Lawmakers’ proposed amendment to the First Offender Act would eliminate the judicial discretion used in Austin v. State. House Bill 909 would erase from public view crimes committed by those employed in positions of trust, hiding guilty pleas for embezzlement, bribery, falsifying documents and more.

Automatic sealing would apply even in cases garnering lots of public interest. For example, attorneys Kenneth Chesebro, Sidney Powell, and Jenna Ellis all got first-offender status last year in plea deals taken in connection with the highly public prosecution of former President Donald Trump and more than a dozen co-defendants accused of interfering in the 2020 election in Georgia. Under existing law, Chesebro, Powell, and Ellis can petition to have their charges sealed upon completion of their sentences. If the amendment at the heart of House Bill 909 had been in effect at the time of the attorneys’ sentencing, their records would have been automatically sealed, despite the public significance of their election interference cases.

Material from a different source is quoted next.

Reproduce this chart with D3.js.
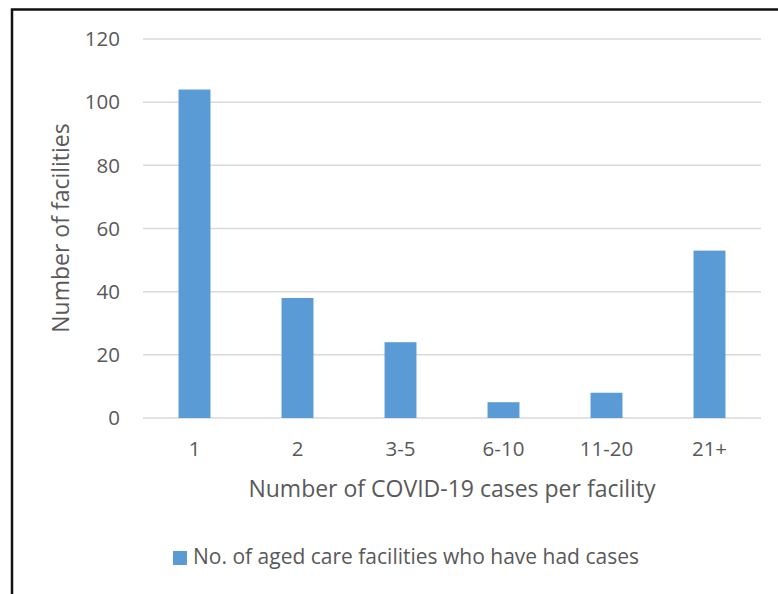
<!DOCTYPE html>
<html><head><meta charset="utf-8">
<script src="https://cdn.jsdelivr.net/npm/d3@7"></script>
<style>body{margin:0;background:#fff}svg{display:block}</style>
</head><body>
<script>
const categories = ["1","2","3-5","6-10","11-20","21+"];
const values = [104, 38, 24, 5, 8, 53];
const yTicks = [0,20,40,60,80,100,120];
const seriesName = "No. of aged care facilities who have had cases";
const xTitle = "Number of COVID-19 cases per facility";
const yTitle = "Number of facilities";

const W = 778, H = 594;
const font = "'Open Sans', sans-serif";
const svg = d3.select("body").append("svg").attr("width", W).attr("height", H);
svg.append("rect").attr("x", 12).attr("y", 9.5).attr("width", 800).attr("height", 700)
  .attr("fill", "none").attr("stroke", "#111").attr("stroke-width", 2.5);

const plot = {left: 143, right: 761, top: 39, bottom: 418};
const x = d3.scaleBand().domain(categories).range([plot.left, plot.right]).paddingInner(0.69).paddingOuter(0.345);
const y = d3.scaleLinear().domain([0,120]).range([plot.bottom, plot.top]);

svg.append("g").selectAll("line").data(yTicks).join("line")
  .attr("x1", plot.left).attr("x2", plot.right)
  .attr("y1", d => y(d)).attr("y2", d => y(d))
  .attr("stroke", "#d9d9d9").attr("stroke-width", 1.5);

svg.append("g").selectAll("rect").data(values).join("rect")
  .attr("x", (d,i) => x(categories[i])).attr("width", x.bandwidth())
  .attr("y", d => y(d)).attr("height", d => y(0) - y(d))
  .attr("fill", "#5b9bd5");

svg.append("g").selectAll("text").data(yTicks).join("text")
  .attr("x", 120).attr("y", d => y(d)).attr("dy", "0.35em")
  .attr("text-anchor", "end").attr("font-family", font).attr("font-size", 20.5).attr("fill", "#595959")
  .text(d => d);

svg.append("g").selectAll("text").data(categories).join("text")
  .attr("x", d => x(d) + x.bandwidth()/2).attr("y", 449).attr("dy", "0.35em")
  .attr("text-anchor", "middle").attr("font-family", font).attr("font-size", 20.5).attr("fill", "#595959")
  .text(d => d);

svg.append("text").attr("x", 452).attr("y", 489).attr("dy", "0.35em")
  .attr("text-anchor", "middle").attr("font-family", font).attr("font-size", 23).attr("fill", "#595959")
  .text(xTitle);

svg.append("text").attr("transform", "translate(61,228) rotate(-90)").attr("dy", "0.35em")
  .attr("text-anchor", "middle").attr("font-family", font).attr("font-size", 23).attr("fill", "#595959")
  .text(yTitle);

svg.append("rect").attr("x", 173).attr("y", 551).attr("width", 14).attr("height", 14).attr("fill", "#5b9bd5");
svg.append("text").attr("x", 193).attr("y", 557).attr("dy", "0.35em")
  .attr("font-family", font).attr("font-size", 21).attr("fill", "#595959")
  .text(seriesName);
</script>
</body></html>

Automatic sealing of criminal records is in tension with the fundamental right of court access long recognized by the Georgia Supreme Court in decisions like Undisclosed LLC v. State (2017) which noted that “[t]he right of access to court records . . . is based on the common law and predates the Constitution.” Court access is especially important in cases involving public officers. The Georgia Constitution states: “Public officers are trustees and servants of the people and are at all times amenable to them.” In the words of the late Georgia Supreme Court Chief Justice Charles L. Weltner, this provision of the state Constitution means public officers “must conduct the public’s business out in the open.” Automatic sealing in first-offender cases conceals public officers’ breaches of trust — hiding that crucial information from the voters and taxpayers who depend on public officers’ honesty.

Courts have consistently protected the public’s interest in cases involving public officers. For example, in Hayes v. State, a major with the Cobb County Police Department was indicted for two counts of homicide, speeding in a construction zone, and driving too fast for conditions. The major ultimately pled guilty to speeding in a construction zone. The trial court, and later the Georgia Court of Appeals, rejected the major’s petition to have his records sealed, and instead recognized “the reasonable public interest in this case.”

Undoubtedly, public knowledge of criminal history can have an adverse effect on a person’s privacy and prospects. But in some cases, the public’s right to know is more important. By automating the sealing of first-offender case records, House Bill 909 removes judicial discretion and hides from Georgians those first-offender cases where public interest should prevail.

Jessica Cooper is a second-year law student at the University of Georgia and a member of the Georgia First Amendment Foundation’s Legislative Watch team.